I saw two unmoved buildings on the edge of gentrification. In the 1960s it was called “revitalization.” The buildings are actually on the edge of two highways built in the 1960s and 70s that cut the Fifth Ward off from downtown Houston and the rest of the city. It disrupted / busted through the Fifth Ward community. To give them access, was the rationale. Who decides what access means? Is it massive concrete architecture, pretending to be community-centered infrastructure? Is access even a physical thing... or a system, or a relationship? I have a feeling access is a relationship to space, infrastructure, and each other. Mostly: each other.

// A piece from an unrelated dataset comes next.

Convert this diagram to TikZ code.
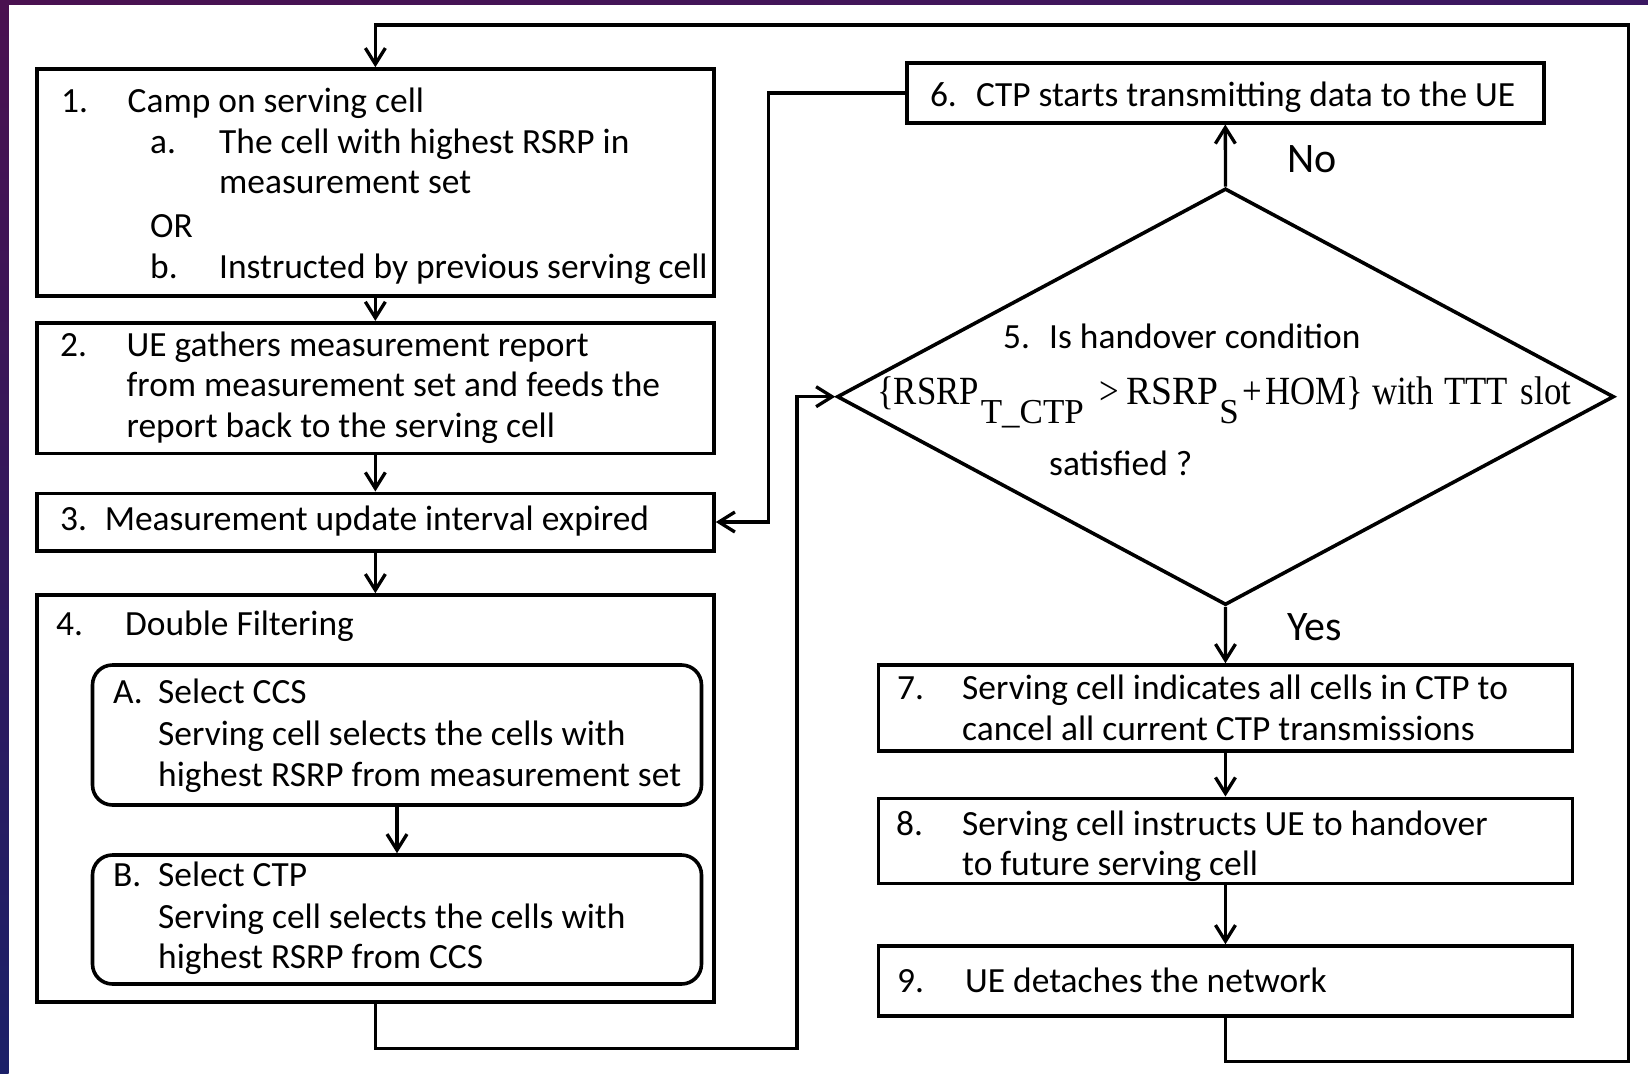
\documentclass[tikz,border=0pt]{standalone}
\usepackage{fontspec}
\setmainfont{Carlito}
\newfontfamily\serfn[FakeStretch=0.87]{Liberation Serif}
\newfontfamily\serf{Liberation Serif}
\newcommand\subsz{\serf\fontsize{35}{35}\selectfont}
\usetikzlibrary{arrows.meta,shapes.geometric}
\definecolor{bandA}{HTML}{4A1150}
\definecolor{bandB}{HTML}{3A1862}
\definecolor{bandC}{HTML}{1B2068}
\begin{document}
\begin{tikzpicture}[x=1pt,y=-1pt,
  box/.style={draw=black, line width=3.6pt, rectangle, inner sep=0pt},
  rbox/.style={box, rounded corners=20pt},
  decision/.style={draw=black, line width=3.6pt, diamond, inner sep=0pt},
  arr/.style={draw=black, line width=3.3pt,
    -{Straight Barb[length=16pt,width=20pt]}},
  txt/.style={anchor=base west, inner sep=0pt, font=\fontsize{35.4}{42}\selectfont},
  big/.style={anchor=base west, inner sep=0pt, font=\fontsize{42}{48}\selectfont},
]
% page and frame bands
\fill[white] (0,0) rectangle (1648,1073);
\useasboundingbox (0,0) rectangle (1648,1073);
\shade[left color=bandA, right color=bandB] (0,0) rectangle (1648,5);
\shade[top color=bandA, bottom color=bandC] (0,0) rectangle (8.5,1073);

% boxes of the left column
\node[box, minimum width=677.3pt, minimum height=227pt] (b1) at (375.35,182.5) {};
\node[box, minimum width=677.3pt, minimum height=130.6pt] (b2) at (375.35,388) {};
\node[box, minimum width=677.3pt, minimum height=57.4pt] (b3) at (375.35,522) {};
\node[box, minimum width=677.3pt, minimum height=407pt] (b4) at (375.35,798.5) {};
\node[rbox, minimum width=609pt, minimum height=140pt] (bA) at (397,735) {};
\node[rbox, minimum width=609pt, minimum height=129pt] (bB) at (397,919.5) {};

% boxes of the right column
\node[box, minimum width=637.2pt, minimum height=59.4pt] (b6) at (1225.3,93) {};
\node[decision, minimum width=777pt, minimum height=416.6pt] (d5) at (1225.5,396.7) {};
\node[box, minimum width=694.1pt, minimum height=85.7pt] (b7) at (1225.45,707.85) {};
\node[box, minimum width=694.1pt, minimum height=85pt] (b8) at (1225.45,840.8) {};
\node[box, minimum width=694.1pt, minimum height=70pt] (b9) at (1225.45,981) {};

% texts
\node[txt] (t1n) at (61,112) {1.};
\node[txt] (t1)  at (127.5,112) {Camp on serving cell};
\node[txt] (t1an) at (150,153) {a.};
\node[txt] (t1a) at (219,153) {The cell with highest RSRP in};
\node[txt] (t1a2) at (219,193) {measurement set};
\node[txt] (t1or) at (150,237) {OR};
\node[txt] (t1bn) at (150,278) {b.};
\node[txt] (t1b) at (219,278) {Instructed by previous serving cell};

\node[txt] (t2n) at (60,356.7) {2.};
\node[txt] (t2a) at (126.5,356.7) {UE gathers measurement report};
\node[txt] (t2b) at (126.5,396.7) {from measurement set and feeds the};
\node[txt] (t2c) at (126.5,437) {report back to the serving cell};

\node[txt] (t3n) at (60,530) {3.};
\node[txt] (t3) at (104.6,530) {Measurement update interval expired};

\node[txt] (t4n) at (56,635) {4.};
\node[txt] (t4) at (125,635) {Double Filtering};

\node[txt] (tAn) at (113,703) {A.};
\node[txt] (tA1) at (158,703) {Select CCS};
\node[txt] (tA2) at (158,745) {Serving cell selects the cells with};
\node[txt] (tA3) at (158,786) {highest RSRP from measurement set};

\node[txt] (tBn) at (113,886.7) {B.};
\node[txt] (tB1) at (158,886.7) {Select CTP};
\node[txt] (tB2) at (158,928) {Serving cell selects the cells with};
\node[txt] (tB3) at (158,968) {highest RSRP from CCS};

\node[txt] (t6n) at (929.8,106) {6.};
\node[txt] (t6) at (975.8,106) {CTP starts transmitting data to the UE};

\node[txt] (t5n) at (1003,348) {5.};
\node[txt] (t5a) at (1049,348) {Is handover condition};
% handover inequality, pieces placed at fixed offsets from its start
\node[anchor=base west, inner sep=0pt, font=\serfn\fontsize{40}{40}\selectfont] (t5b) at (877,404.6)
  {\rlap{\{RSRP}\hspace{103.6pt}\rlap{\lower19pt\hbox{\subsz T\_CTP}}\hspace{118.9pt}\rlap{>}\hspace{27.2pt}\rlap{\scalebox{1.08}[1]{RSRP}}\hspace{92.5pt}\rlap{\lower19pt\hbox{\subsz S}}\hspace{22.8pt}\rlap{+}\hspace{23pt}\rlap{HOM\}}\hspace{107pt}\rlap{with}\hspace{72pt}\rlap{TTT}\hspace{76.8pt}slot};
\node[txt] (t5c) at (1049,475) {satisfied ?};

\node[txt] (t7n) at (897,699) {7.};
\node[txt] (t7a) at (962,699) {Serving cell indicates all cells in CTP to};
\node[txt] (t7b) at (962,740) {cancel all current CTP transmissions};

\node[txt] (t8n) at (896,835) {8.};
\node[txt] (t8a) at (962,835) {Serving cell instructs UE to handover};
\node[txt] (t8b) at (962,875) {to future serving cell};

\node[txt] (t9n) at (897,992.7) {9.};
\node[txt] (t9) at (965,992.7) {UE detaches the network};

% connectors
\coordinate (loopR) at (1628.5,25);
\coordinate (jL) at (797,396.7);
\coordinate (jM) at (768.5,93);

\draw[arr] (b1.south) -- (b2.north);
\draw[arr] (b2.south) -- (b3.north);
\draw[arr] (b3.south) -- (b4.north);
\draw[arr] (bA.south) -- (bB.north);
\draw[arr] (b4.south) -- ++(0,45) -| (jL) -- (d5.west);
\draw[arr] (b6.west) -- (jM) |- (b3.east);
\draw[arr] (d5.north) -- (b6.south);
\draw[arr] (d5.south) -- (b7.north);
\draw[arr] (b7.south) -- (b8.north);
\draw[arr] (b8.south) -- (b9.north);
\draw[arr] (b9.south) -- ++(0,44) -| (loopR) -| (b1.north);

\node[big] (lno) at (1287,172) {No};
\node[big] (lyes) at (1287,640) {Yes};
\end{tikzpicture}
\end{document}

I'm writing this from a thirty-story building. I am sitting on a couch that almost looks like linen, but is most likely made of some polyester cotton blend. Polyester—basically fancy plastic—can feel soft to the touch. It can be transformed into something that looks like a natural textile. Mimicking nature, but made out of refined and processed oil. Plastic is truly a pervasive material, so much so that it can't go away. Ever (in human time). Even when we think we're throwing it away. There is no away. That little plastic spillage stopper I threw in the trash can will be on this planet unable to break down for hundreds of thousands of years. That’s how long it can take plastics to become earth again, and then it is harmful for soil when it does return. What if we made stuff that returned to the earth in months (instead of thousands of years) as nutrients instead of toxins?
I wonder what it would be like if this couch I’m sitting on:
was made out of regenerative flax (linen) grown on small regional farms, stewarded by Black and Indigenous humans
blended with climate resilient cotton grown in warmer regions alongside peanuts and black-eye peas
spun, woven, dyed and wefted by people who transform yarn into the diverse types of fabrics and textiles we use for clothing, furniture, blankets rugs… the things that make us feel cozy
So many relationships are necessary to make our stuff. Relationships between materials and land. Relationships to access and excess and geography. Sometimes as I walk around cities, places, streets I think to myself: we are living in the future. This is the apocalypse the movies with Tom Cruise imagined; except with more Black people—obviously. It's happening in real life, in real time. Look up from this screen, for a moment.
Yes, the apocalypse can also be beautiful. Yes, even in crises we have moments of beauty. Octavia Butler said it would look like this: Earthseed.
What if we imagine a lovely room filled with material(s) that required small revolutions to be produced? How might our design choices change if we think of our stuff / things / materials as a series of relationships?